Pada Senin pagi, ketika dia masih dalam penahanan, pihak berwenang menepis laporan bahwa dia telah mengalami keguguran. Laporan tersebut berdasarkan wawancara dengan ibu mertuanya.

Ketua Komisi Perlindungan Anak India, Vishesh Gupta, membantah semua laporan keguguran dan bahkan bersikeras bahwa bayi perempuan tersebut dalam kondisi aman.

Sampai lima hari setelah dia pertama kali dibawa ke rumah sakit, masih belum ada kejelasan tentang status bayinya, menimbulkan pertanyaan dan keraguan. Namun, laporan bahwa perempuan muda itu mungkin mengalami keguguran telah menyebabkan kemarahan di India, dengan banyak pihak yang menyalahkan pihak berwenang di media sosial.
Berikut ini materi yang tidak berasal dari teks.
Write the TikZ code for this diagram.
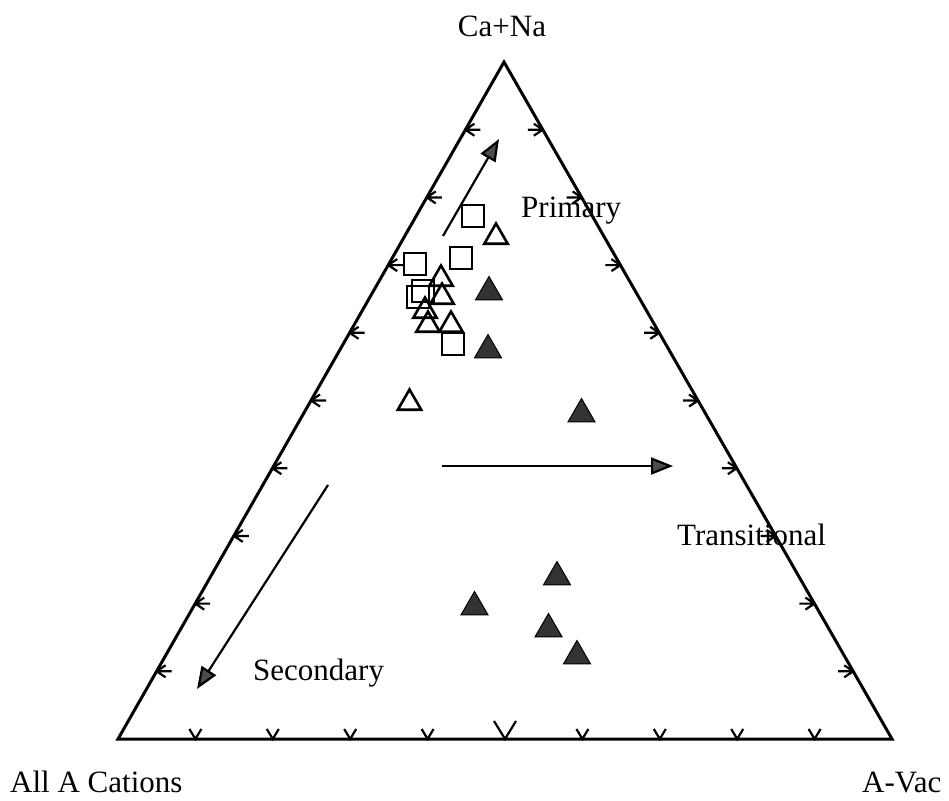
\documentclass[tikz,border=0pt]{standalone}
\usepackage{fontspec}
\setmainfont{Liberation Serif}
\usetikzlibrary{shapes.geometric,arrows.meta,calc}
\begin{document}
\begin{tikzpicture}[x=1pt,y=-1pt,
 edge/.style={line width=3pt, line join=miter},
 tickmark/.style={line width=2.2pt},
 lbl/.style={font=\fontsize{31}{36}\selectfont, inner sep=0pt},
 flow/.style={line width=2.2pt, -{Triangle[length=22pt,width=17pt,fill=black!70]}},
 osq/.style={draw, line width=2.5pt, rectangle, minimum size=22pt, inner sep=0pt},
 otri/.style={draw, line width=2.6pt, regular polygon, regular polygon sides=3, minimum size=27pt, inner sep=0pt},
 ftri/.style={draw, fill=black!80, line width=1pt, regular polygon, regular polygon sides=3, minimum size=31pt, inner sep=0pt},
]
\useasboundingbox (0,0) rectangle (949,800);

% triangle frame
\coordinate (A) at (504,62);
\coordinate (B) at (118,739);
\coordinate (C) at (892,739);
\draw[edge] (A) -- (B) -- (C) -- cycle;

% ticks
\foreach \k in {1,...,9} {
  \coordinate (L\k) at ($(B)!{\k/10}!(A)$);
  \coordinate (R\k) at ($(C)!{\k/10}!(A)$);
  \coordinate (D\k) at ($(B)!{\k/10}!(C)$);
  \draw[tickmark] (L\k) -- ++(15,0) (L\k) -- ++(9,-6) (L\k) -- ++(9,6);
  \draw[tickmark] (R\k) -- ++(-15,0) (R\k) -- ++(-9,-6) (R\k) -- ++(-9,6);
}
\foreach \k in {1,2,3,4,6,7,8,9} {
  \draw[tickmark] ($(D\k)+(-6,-10)$) -- (D\k) -- ++(6,-10);
}
\draw[tickmark] ($(D5)+(-11,-18)$) -- (D5) -- ++(11,-18);

% corner labels
\node[lbl, anchor=base] (ca) at (502,37) {Ca+Na};
\node[lbl, anchor=base west] (allA) at (10,792) {All A Cations};
\node[lbl, anchor=base west] (avac) at (862,792) {A-Vac};

% region labels
\node[lbl, anchor=base west] (prim) at (521,217) {Primary};
\node[lbl, anchor=base west] (trans) at (677,545) {Transitional};
\node[lbl, anchor=base west] (sec) at (253,680) {Secondary};

% trend arrows
\coordinate (p0) at (443,236); \coordinate (p1) at (499,139);
\coordinate (t0) at (442,466); \coordinate (t1) at (673,466);
\coordinate (s0) at (328,485); \coordinate (s1) at (197,689);
\draw[flow] (p0) -- (p1);
\draw[flow] (t0) -- (t1);
\draw[flow] (s0) -- (s1);

% open squares
\node[osq] (q1) at (473,216) {};
\node[osq] (q2) at (461,258) {};
\node[osq] (q3) at (415,264) {};
\node[osq] (q4) at (423,291) {};
\node[osq] (q5) at (418,297) {};
\node[osq] (q6) at (453,344) {};

% open triangles
\node[otri] (o1) at (496,237) {};
\node[otri] (o2) at (441,279) {};
\node[otri] (o3) at (442,297) {};
\node[otri] (o4) at (425,311) {};
\node[otri] (o5) at (428,325) {};
\node[otri] (o6) at (451,325) {};
\node[otri] (o7) at (409.5,403) {};

% filled triangles
\node[ftri] (f1) at (489,292) {};
\node[ftri] (f2) at (488,350) {};
\node[ftri] (f3) at (581.5,414) {};
\node[ftri] (f4) at (557,577) {};
\node[ftri] (f5) at (474.5,607) {};
\node[ftri] (f6) at (548.5,629) {};
\node[ftri] (f7) at (577,656) {};
\end{tikzpicture}
\end{document}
Di India, nikah beda agama telah lama menuai kecaman, dengan keluarga mayoritas Hindu yang sering menentang perkawinan semacam itu. Tapi undang-undang baru, yang menetapkan bahwa siapa pun yang ingin pindah agama harus meminta persetujuan dari otoritas distrik, memberi negara kekuasaan langsung atas hak warga untuk mencintai dan memilih pasangan. Sehingga pernikahan antara Muslim dan Hindu menjadi makin problematis.

Undang-undang terbaru ini memberi ancaman hukuman penjara hingga 10 tahun. Setidaknya empat negara bagian lain yang diperintah BJP sedang menyusun undang-undang serupa yang menentang “jihad cinta”.

Para kritikus menyebut undang-undang itu regresif dan menyinggung dan mengatakan itu akan digunakan sebagai alat untuk mengkriminalisasi pasangan nikah beda agama, terutama nikah beda agama antara perempuan Hindu dan pria Muslim.

Sebuah petisi juga telah diajukan ke Mahkamah Agung, menuntut agar petisi itu dibatalkan.

Dalam waktu singkat sejak disahkan pada 29 November, setidaknya enam kasus telah dilaporkan di bawah undang-undang kontroversial tersebut. Pernikahan pasangan beda agama, antara pasangan orang dewasa yang menyepakati sendiri dan bahkan yang melibatkan persetujuan orang tua, kerap dirazia dan dihentikan. Setidaknya sepuluh pengantin pria Muslim telah dijerat undang-undang ini.

“Masalah terbesar dengan undang-undang seperti ini adalah bahwa ia memperlakukan hubungan antaragama sebagai tindakan kriminal,” kata sejarawan India Charu Gupta.

“Ia juga menolak untuk percaya bahwa seorang perempuan memiliki hak pilihan, itu mengabaikan keinginan bebasnya. Bukankah itu pilihan perempuan yang ingin dia nikahi? Dan bahkan jika dia ingin pindah ke agama lain, apa masalahnya?”

“Undang-undang ini,” kata Charu Gupta, “sangat luas dalam jangkauan dan cakupannya, dan itu menempatkan tanggung jawab pada mereka yang dituntut  untuk membuktikan bahwa mereka tidak bersalah. Dan itu sangat berbahaya.”